Une balade qui commence par le Grand Canal, une des idées phares de Le Nôtre. « Alors que tous proposaient d’assécher les marécages s’étendant face au château, le jardinier de Louis XIV opta, en 1667, pour ce canal en croix de 23 hectares. Sur lequel naviguèrent bientôt des gondoles, une felouque, des maquettes géantes de vaisseaux de ligne, quelques galères… toute une flotille toujours prête pour la fête. En privilégiant l’eau, Le Nôtre rompt avec l’univers classique. L’eau, c’est l’éphémère, le miroir du ciel et, d’une certaine manière, l’oeil de Dieu. Imaginez aujourd’hui une immense pelouse à la place du canal, Versailles serait perdu! » De l’eau, il y en aura partout, d’ailleurs, à la demande du roi, jaillissant des multiples bassins, au prix d’une extraordinaire épopée hydraulique. Pompe sur l’étang de Clagny, moulins, aqueduc de Buc, machine de Marly, monstre de 14 roues actionnant trois séries de mécanisme… rien n’est trop fou pour orchestrer le ballet perpétuel des fontaines et alimenter la pièce d’eau des Suisses et le bassin de Neptune. Des fastes d’antan dont les Grandes Eaux printanières et estivales d’aujourd’hui perpétuent le souvenir.
Face au Grand Canal bordé de tilleuls, l’oeil se perd vers l’horizon et notre académicien s’enflamme: « C’est ça Le Nôtre, une négociation permanente entre la géométrie et la géographie. Entre l’ordre et la soudaine échappée belle. Avant lui, le jardin occidental est clos. Il l’ouvre au maximum, crée d’immenses perspectives. Bientôt, toute l’Europe va l’imiter. » Puis, en remontant vers le château par le jardin des Quinconces, l’auteur d’Exposition coloniale, la mèche au vent, se souvient qu’il est aussi conseiller d’Etat et nous rappelle le dessein hautement pédagogique de l’ensemble orchestré autour de la chambre du roi: « Elle est à la croisée de l’axe nord-sud, celui de l’eau, et de l’axe est-ouest, du soleil. Ainsi Louis XIV, qui a vécu la Fronde et connaît la grogne des grands, unit les contraires, l’eau et le feu. L’unité du royaume, telle est sa grande idée, son projet politique. Et il s’en donne les moyens. Une véritable armée de 36 000 hommes va bâtir Versailles. Tout ce que l’Etat-nation émergent possède est mis au service de cette oeuvre. Le plus étonnant dans cette histoire, c’est qu’une telle dictature sur l’imaginaire, un tel verrouillage des esprits et un tel souci détaillé de la propagande aient suscité tant de chefs-d’oeuvre. » Pour servir le Roi-Soleil, la première divinité après Dieu, et asseoir son omnipotence, ils sont une poignée, dont Colbert, Lully, Le Brun, le grand ami de Le Nôtre, et Perrault, l’homme qui écrira les contes mais qui, pour l’heure, est un incroyable apparatchik: « C’est le premier ministre de la Culture, il tient tout le monde, il paie et, dès qu’on lui déplaît, on est viré de la liste. »

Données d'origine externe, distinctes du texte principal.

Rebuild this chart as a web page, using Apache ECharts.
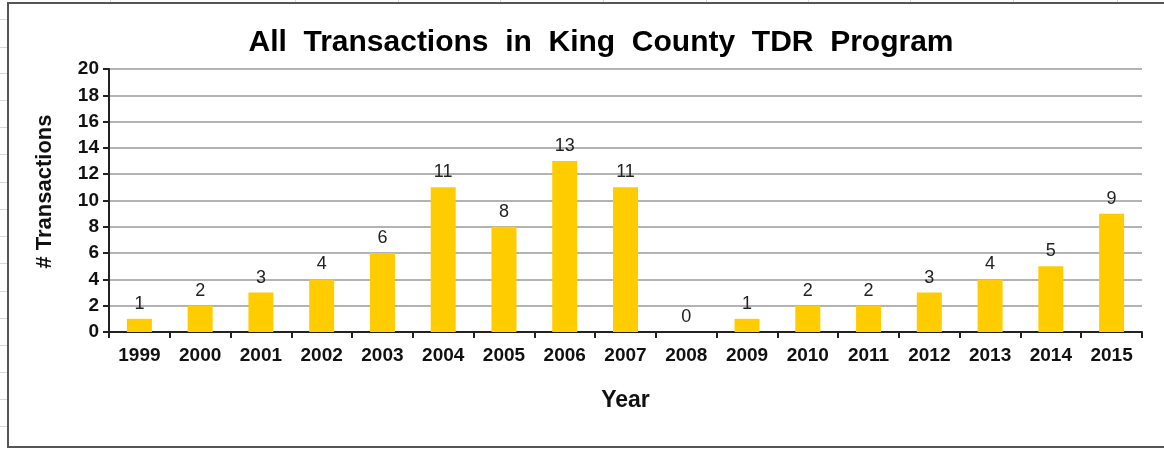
<!DOCTYPE html>
<html>
<head>
<meta charset="utf-8">
<script src="https://cdn.jsdelivr.net/npm/echarts@6/dist/echarts.min.js"></script>
<style>
html,body{margin:0;padding:0;background:#fff;}
#frame{position:absolute;left:7px;top:2px;width:1170px;height:446px;border:2px solid #555;box-sizing:border-box;}
#chart{position:absolute;left:0;top:0;width:1164px;height:450px;}
.cellh{position:absolute;left:0;width:7px;height:1px;background:#d8d8d8;}
.cellv{position:absolute;top:0;width:1px;height:2px;background:#d8d8d8;}
</style>
</head>
<body>
<div id="cells"></div>
<div id="frame"></div>
<div id="chart"></div>
<script>
const years = ['1999','2000','2001','2002','2003','2004','2005','2006','2007','2008','2009','2010','2011','2012','2013','2014','2015'];
const transactions = [1,2,3,4,6,11,8,13,11,0,1,2,2,3,4,5,9];
const yTicks = {min:0, max:20, interval:2};

// faint spreadsheet cell lines around the chart frame (decoration)
(function(){
  const c = document.getElementById('cells');
  let html = '';
  [19,47,73,100,127,154,182,209,236,263,291,318,345,372,399,426].forEach(y => { html += '<div class="cellh" style="top:' + y + 'px"></div>'; });
  [110,295,398,500,603,706,808,910,1013,1117].forEach(x => { html += '<div class="cellv" style="left:' + x + 'px"></div>'; });
  c.innerHTML = html;
})();

const chart = echarts.init(document.getElementById('chart'), null, {renderer:'canvas'});
chart.setOption({
  backgroundColor: 'transparent',
  animation: false,
  title: {
    text: 'All  Transactions  in  King  County  TDR  Program',
    left: 596, top: 23, textAlign: 'center',
    textStyle: {fontFamily: 'Liberation Sans, Arial', fontSize: 30, fontWeight: 'bold', color: '#000'}
  },
  grid: {left: 109, right: 22, top: 69, bottom: 118, containLabel: false},
  xAxis: {
    type: 'category', data: years,
    name: 'Year', nameLocation: 'middle', nameGap: 57,
    nameTextStyle: {fontFamily: 'Liberation Sans, Arial', fontSize: 23, fontWeight: 'bold', color: '#111'},
    axisLine: {lineStyle: {color: '#222', width: 2}},
    axisTick: {show: true, alignWithLabel: false, length: 6, lineStyle: {color: '#222', width: 2}},
    axisLabel: {margin: 14, fontFamily: 'Liberation Sans, Arial', fontSize: 19, fontWeight: 'bold', color: '#111', interval: 0},
    splitLine: {show: false}
  },
  yAxis: {
    type: 'value', min: yTicks.min, max: yTicks.max, interval: yTicks.interval,
    name: '# Transactions', nameLocation: 'middle', nameGap: 53, nameRotate: 90,
    nameTextStyle: {fontFamily: 'Liberation Sans, Arial', fontSize: 22, fontWeight: 'bold', color: '#111', padding: [0, 0, 0, 18]},
    axisLine: {show: true, lineStyle: {color: '#222', width: 2}},
    axisTick: {show: true, length: 6, lineStyle: {color: '#222', width: 2}},
    axisLabel: {margin: 10, fontFamily: 'Liberation Sans, Arial', fontSize: 19, fontWeight: 'bold', color: '#111'},
    splitLine: {show: true, lineStyle: {color: '#9a9a9a', width: 1.5}}
  },
  series: [{
    type: 'bar', data: transactions,
    barWidth: 25,
    itemStyle: {color: '#FFCC00'},
    label: {show: true, position: 'top', distance: 6, fontFamily: 'Liberation Sans, Arial', fontSize: 18, color: '#222'}
  }]
});
</script>
</body>
</html>
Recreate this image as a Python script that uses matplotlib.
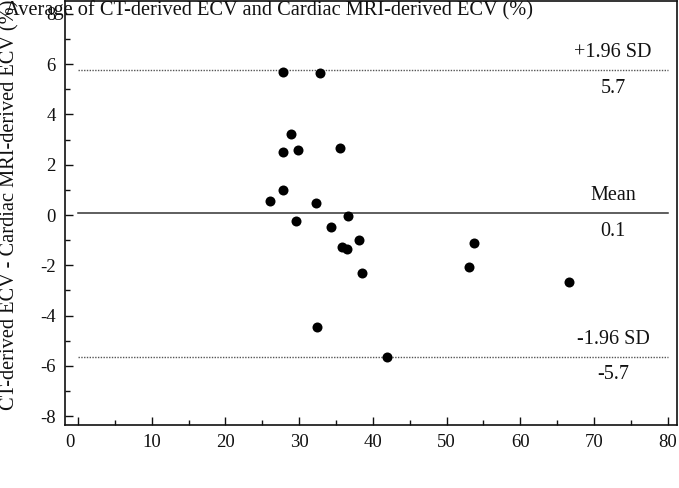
import matplotlib
matplotlib.use("Agg")
import matplotlib.pyplot as plt
from matplotlib.ticker import MultipleLocator
import matplotlib.transforms as mtransforms

# ---- data ----
avg_ecv = [27.85, 32.79, 28.90, 27.85, 29.89, 35.50, 27.77, 26.01, 32.25, 29.58,
           36.67, 34.32, 35.82, 36.45, 38.12, 38.49, 53.68, 53.05, 32.42, 66.61, 41.88]
diff_ecv = [5.70, 5.64, 3.23, 2.51, 2.57, 2.65, 0.99, 0.55, 0.46, -0.25,
            -0.03, -0.48, -1.28, -1.37, -0.99, -2.32, -1.11, -2.06, -4.45, -2.68, -5.66]
mean_diff = 0.07
upper_loa = 5.76
lower_loa = -5.64
line_labels_above = ["+1.96 SD", "Mean", "-1.96 SD"]
line_labels_below = ["5.7", "0.1", "-5.7"]
x_ticks = [0, 10, 20, 30, 40, 50, 60, 70, 80]
y_ticks = [-8, -6, -4, -2, 0, 2, 4, 6, 8]
x_label = "Average of CT-derived ECV and Cardiac MRI-derived ECV (%)"
y_label = "CT-derived ECV - Cardiac MRI-derived ECV (%)"

plt.rcParams['font.family'] = ['Liberation Serif', 'DejaVu Serif']
plt.rcParams['axes.unicode_minus'] = False

W, H = 679, 488
fig = plt.figure(figsize=(W / 100, H / 100), dpi=100)
ax = fig.add_axes([65 / W, 1 - 424.5 / H, (676.7 - 65) / W, (424.5 - 1) / H])

ax.set_xlim(-1.76, 81.22)
ax.set_ylim(-8.33, 8.51)

ax.scatter(avg_ecv, diff_ecv, s=52, color='black', zorder=3, linewidths=0)

ax.plot([0, 80], [mean_diff, mean_diff], color='#333333', lw=1.1, zorder=2)
ax.plot([0, 80], [upper_loa, upper_loa], color='#555555', lw=1.0, ls=(0, (1, 1)), zorder=2)
ax.plot([0, 80], [lower_loa, lower_loa], color='#555555', lw=1.0, ls=(0, (1, 1)), zorder=2)

levels = [upper_loa, mean_diff, lower_loa]
for lvl, above, below in zip(levels, line_labels_above, line_labels_below):
    ax.annotate(above, (72.6, lvl), xytext=(0, 12.5), textcoords='offset points',
                ha='center', va='center', fontsize=14.5, color='#111111')
    ax.annotate(below, (72.6, lvl), xytext=(0, -13), textcoords='offset points',
                ha='center', va='center', fontsize=14.5, color='#111111')

ax.set_xticks(x_ticks)
ax.set_yticks(y_ticks)
ax.xaxis.set_minor_locator(MultipleLocator(5))
ax.yaxis.set_minor_locator(MultipleLocator(1))
ax.tick_params(which='both', direction='in', width=1.0, colors='#111111', labelsize=13.5)
ax.tick_params(which='major', length=6, pad=6.5)
ax.tick_params(which='minor', length=3.5)
for s in ['left', 'bottom', 'right', 'top']:
    ax.spines[s].set_linewidth(1.2)
    ax.spines[s].set_color('#111111')

fig.canvas.draw()
lbl0 = ax.get_xticklabels()[0]
lbl0.set_transform(lbl0.get_transform() + mtransforms.ScaledTranslation(-8 / 100, 0, fig.dpi_scale_trans))

fig.text(5 / W, 1 - 10 / H, x_label, ha='left', va='center', fontsize=14.7, color='#111111')
fig.text(10 / W, 1 - 410 / H, y_label, ha='center', va='bottom', rotation=90, fontsize=14.7, color='#111111')

fig.savefig("out.png", dpi=100)
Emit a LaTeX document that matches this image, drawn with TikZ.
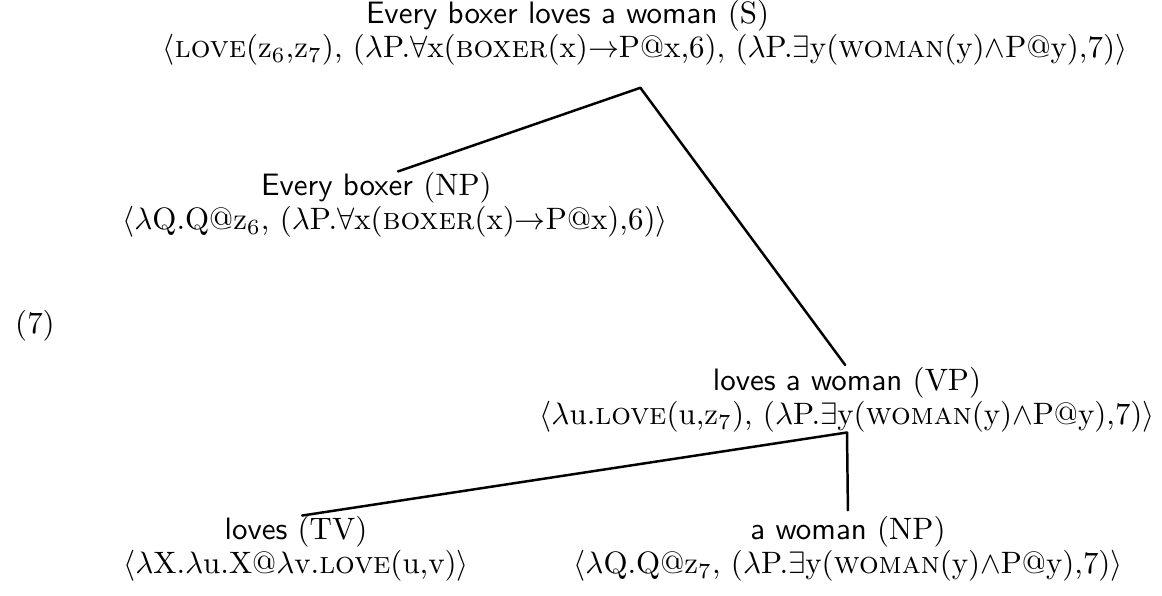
\documentclass[tikz,border=0pt]{standalone}
\usepackage{amsmath}
\usepackage{tikz}
\usetikzlibrary{positioning}

\begin{document}
\begin{tikzpicture}[
    x=0.323pt, y=-0.323pt,
    sem/.style={inner sep=0pt, outer sep=0pt, align=center},
    word/.style={inner sep=0pt, outer sep=0pt, font=\sffamily},
    branch/.style={thick, line cap=round}
]
\useasboundingbox (0,0) rectangle (1162,595);
% formulas
\node[sem] (s) at (645,50) {$\langle$\textsc{love}(z$_6$,z$_7$), ($\lambda$P.$\forall$x(\textsc{boxer}(x)$\rightarrow$P@x,6), ($\lambda$P.$\exists$y(\textsc{woman}(y)$\wedge$P@y),7)$\rangle$};
\node[sem] (np) at (395,222) {$\langle\lambda$Q.Q@z$_6$, ($\lambda$P.$\forall$x(\textsc{boxer}(x)$\rightarrow$P@x),6)$\rangle$};
\node[sem] (vp) at (847,417) {$\langle\lambda$u.\textsc{love}(u,z$_7$), ($\lambda$P.$\exists$y(\textsc{woman}(y)$\wedge$P@y),7)$\rangle$};
\node[sem] (tv) at (296,566) {$\langle\lambda$X.$\lambda$u.X@$\lambda$v.\textsc{love}(u,v)$\rangle$};
\node[sem] (wm) at (848,566) {$\langle\lambda$Q.Q@z$_7$, ($\lambda$P.$\exists$y(\textsc{woman}(y)$\wedge$P@y),7)$\rangle$};
% words
\node[word, above=1pt of s, xshift=-25pt] (s-w) {Every boxer loves a woman \textrm{(S)}};
\node[word, above=1pt of np, xshift=-6pt] (np-w) {Every boxer \textrm{(NP)}};
\node[word, above=1pt of vp] (vp-w) {loves a woman \textrm{(VP)}};
\node[word, above=1pt of tv] (tv-w) {loves \textrm{(TV)}};
\node[word, above=1pt of wm] (wm-w) {a woman \textrm{(NP)}};
\node[sem] (ex) at (35,326) {(7)};
% branches
\coordinate (s-j) at ([xshift=-1.5pt, yshift=-7.2pt]s.south);
\draw[branch, shorten >=1pt] (s-j) -- (np-w.north -| np);
\draw[branch, shorten >=1pt] (s-j) -- (vp-w.north);
\draw[branch, shorten >=2pt] (vp.south) -- (tv-w.north);
\draw[branch, shorten >=2pt] (vp.south) -- (wm-w.north);
\end{tikzpicture}
\end{document}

C’est ainsi que nous tombons sur une de ces compositions que le talent de Le Nôtre, menant le promeneur de surprise en surprise, a nichées dans le Petit Parc, au nord du château: le bosquet d’Encelade. Au centre du minithéâtre, la sculpture du géant en révolte contre Zeus et qui finit écrasé par les rochers est une allégorie des plus limpides pour les puissants du moment. Plus loin, ce sont les 100 marches, l’esplanade, les degrés subtils, les plans inclinés, les escaliers que l’on croit à pic, bref, cette douceur dans la rigueur si chère à Erik Orsenna. Et à Le Nôtre, qui, baigné par le siècle d’or des mathématiques, n’a cessé de jouer du nombre d’or et de la géométrie des suites. Une alchimie minérale et végétale qui se découvre pas à pas, car, « si l’oeil crée la perspective, c’est la marche qui lui donne la vie ». « J’espère pouvoir marcher jusqu’à mes derniers jours comme Le Nôtre, qui, à l’aube de sa mort, à 87 ans, arpentait toujours ses jardins de l’Ile-de-France. » Mais il est un autre exploit du génial jardinier que notre écrivain admire plus que tout, c’est son amitié de près de quarante ans avec le roi. En dépit des arcanes de la cour, de la morgue des nobles et des humeurs royales. Un parcours sans faute que l’ancien conseiller de Mitterrand « ne peut qu’applaudir des deux mains ».